Electrochromic cells consisting of a black-to-transmissive propylenedioxythiophene/benzothiadiazole copolymer active layer and a minimally colored dioxypyrrole-based charge storage layer were constructed, and the effect of the redox capacity ratio between the two layers was evaluated. This ratio was tuned between large excesses of either the active layer or the charge storage layer (an unbalanced configuration), to cells where both films had the same redox capacity (a balanced configuration), and the effects on cell voltage, optical contrast, switching time and switching stability were assessed. The inclusion of an auxiliary reference electrode allowed us to monitor the redox behavior of both the active layer and the charge storage layer during cell operation. With this setup, we show that the redox behavior of each layer is highly dependent on the redox capacity ratio between the two films.
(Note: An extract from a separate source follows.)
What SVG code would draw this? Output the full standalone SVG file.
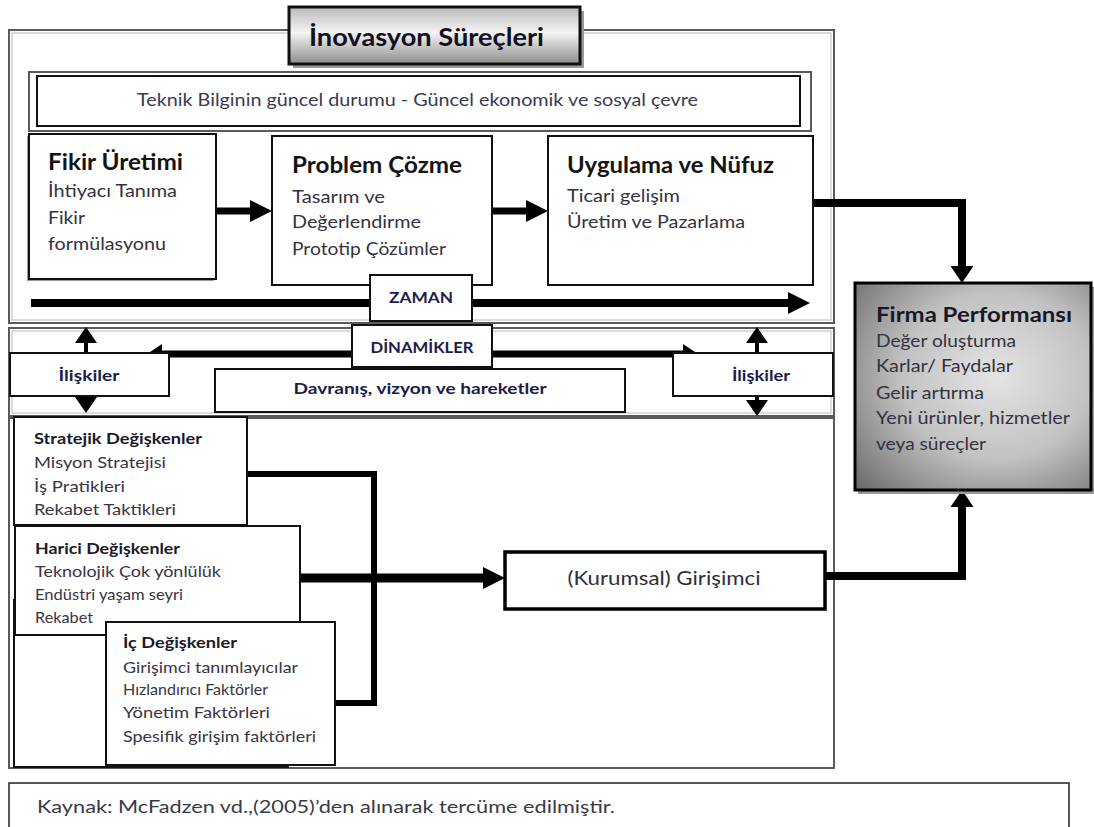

We also demonstrate that, in principle, any electrochromic material that has a colorless state can serve as an optically inactive charge storage material if it is present in sufficient excess in an electrochromic cell. Additionally, by monitoring the redox behavior of each individual layer during cell operation, we show that performance loss in electrochromic cells during long-term stability testing is not necessarily due to an irreversible electrochemical or structural degradation of the active material or the charge storage layer. Rather we observe a drift in the oxidation state of both layers, suggesting that the losses are reversible, and could be mitigated through proper electrochemical control of the cells. The main benefit of an unbalanced configuration is the substantial lowering of the operating voltage without compromising switching time or the contrast as long as transparency of the charge storage material is maintained.